A similar process occurs whenever the system clock signals to the kernel that it’s time to switch
to another user’s turn to execute programs in a timesharing environment. In this case, the kernel
typically saves the values of the old user’s registers in the kernel’s memory space, restores the
register values associated with the new user from kernel space, and returns to user mode. Thus,
the next user continues wherever they left off, and the last user waits to regain access to the system.
The astute reader will see several problems that remain to be resolved. In particular, the memory
of the machine must be protected in some manner or the state information of one domain could
be altered or examined by writing or reading its memory from another domain. Similarly, state
information in peripheral devices may be exploited in this manner unless some additional
protection is provided. Finally, information may be exchanged between domains by differing
usage of shared facilities.
Because of the prominent position of memory in the fetching of instructions and data and the
storage of control state information for the kernel and user domains, it presents a problem
that must be addressed by hardware in order to afford efficient processing under most current
architectures. Memory is generally protected through the use of a technique called ‘memory
mapping’. Memory mapping involves the use of a special set of control registers that translate
memory locations specified by a user into physical memory locations in M. Thus a given user
might access a memory location numbered 125, which the ‘translation buffer’ maps into physical
location 2978. If the kernel assures that the memory maps of different users don’t have overlaps
in physical memory locations, we are guaranteed that they don’t share state information, and
thus we maintain the separation mechanism. Similarly, shared memory can be implemented
with this mechanism for controlled communication. In most practical systems, memory mapping
is done on a page by page basis (i.e. in 1000 word groups) so that the size of the memory map
needn’t be enormous or expensive.
All I/O is generally performed by kernel mode instructions so the kernel can enforce protection of
I/O resources. In the case of terminal I/O, the user may have an interface that is nearly identical
to the kernel’s instructions, while for shared devices such as disks and printers, the kernel may
abstract the physical characteristics of the device completely, and leave the user with a purely
logical abstraction such as a file system.
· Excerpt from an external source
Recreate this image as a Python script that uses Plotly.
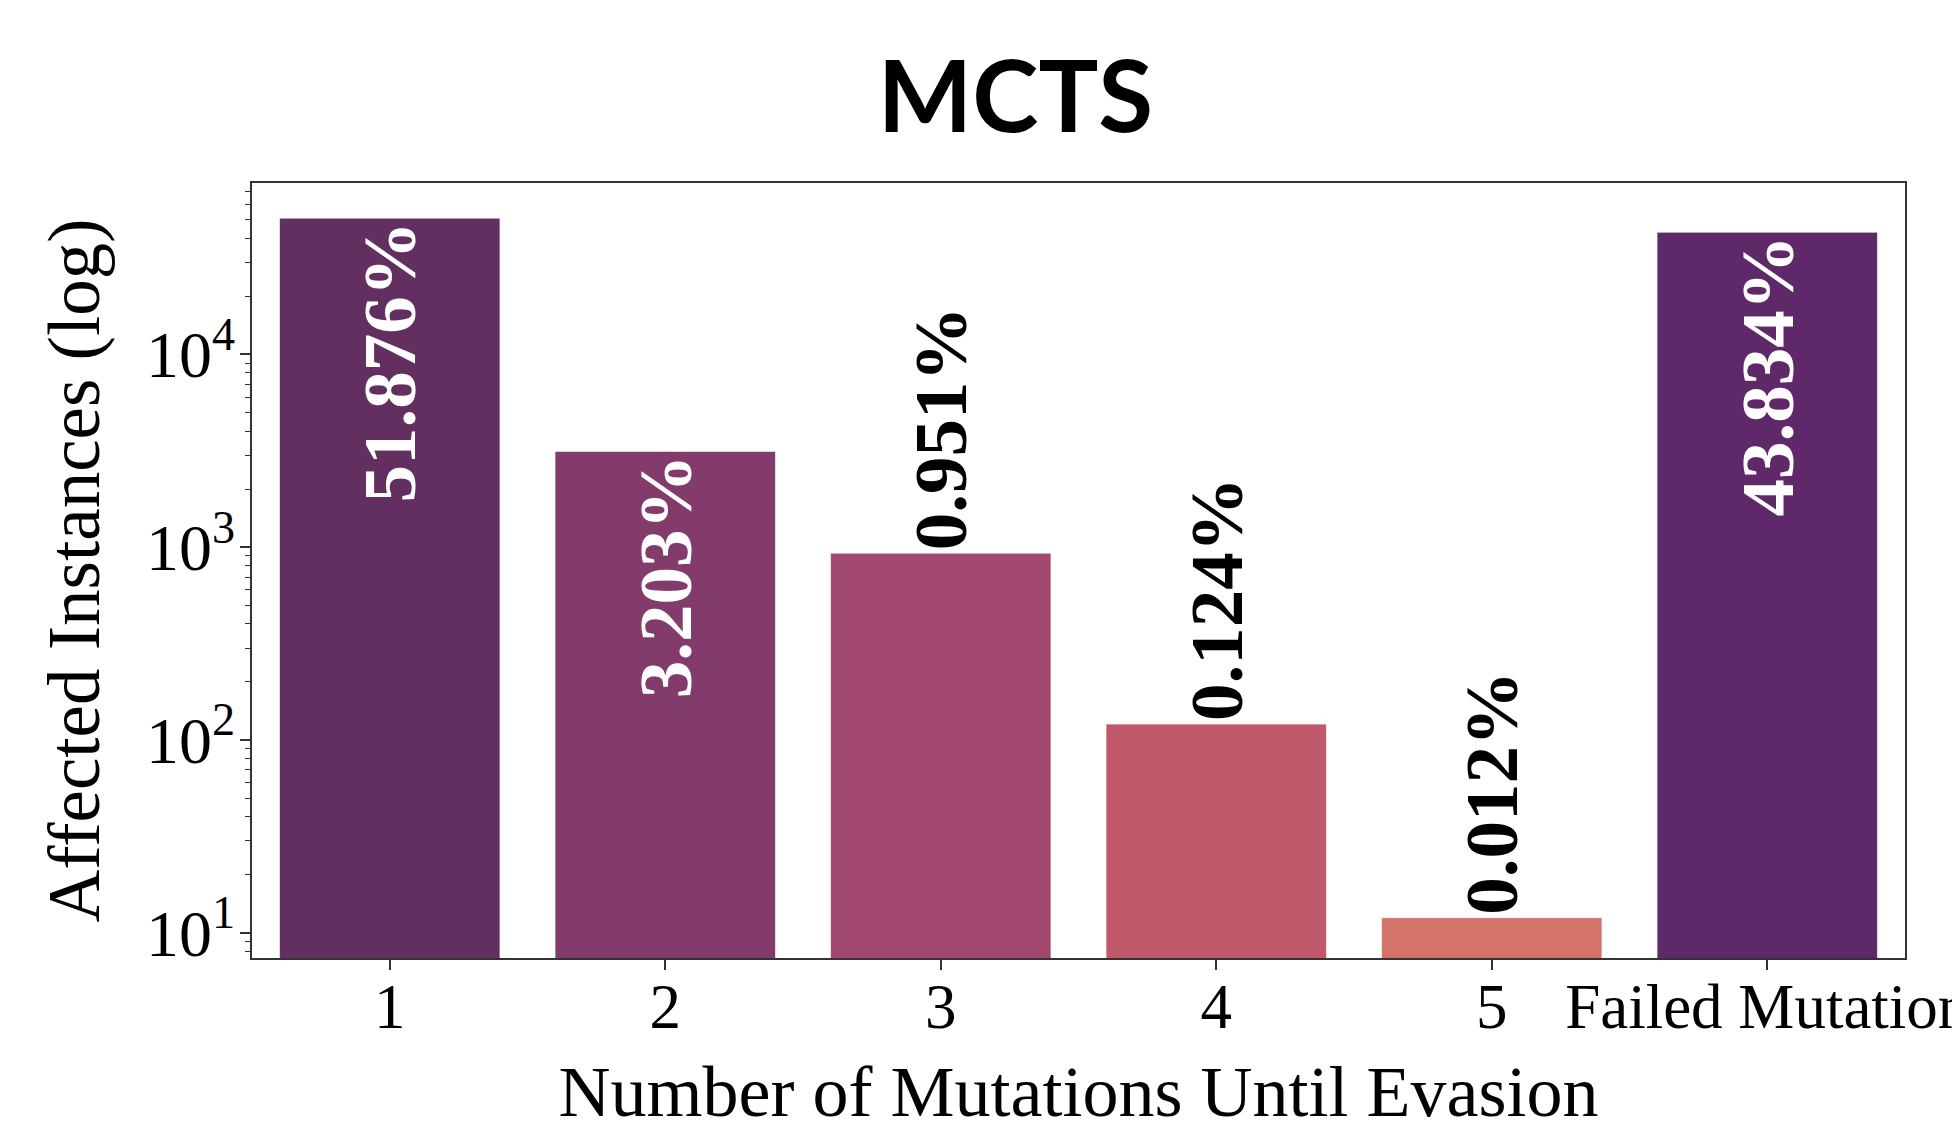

The logical extension of the two state machine (i.e. kernel and user mode) is the use of machines
with numerous states, each with an increasing level of control. In general, a two state machine
is much simpler to implement. Because complexity increases the likelihood of errors, and all
protection relevant instructions are likely to be equally critical to system wide protection, this
is usually the way implementations are performed. If multiple logical protection ‘rings’ are
desired, they can be implemented with a two state machine in which certain domains are treated
differently than others by the kernel, rather than by providing a multitude of control registers
and classes of instructions in hardware.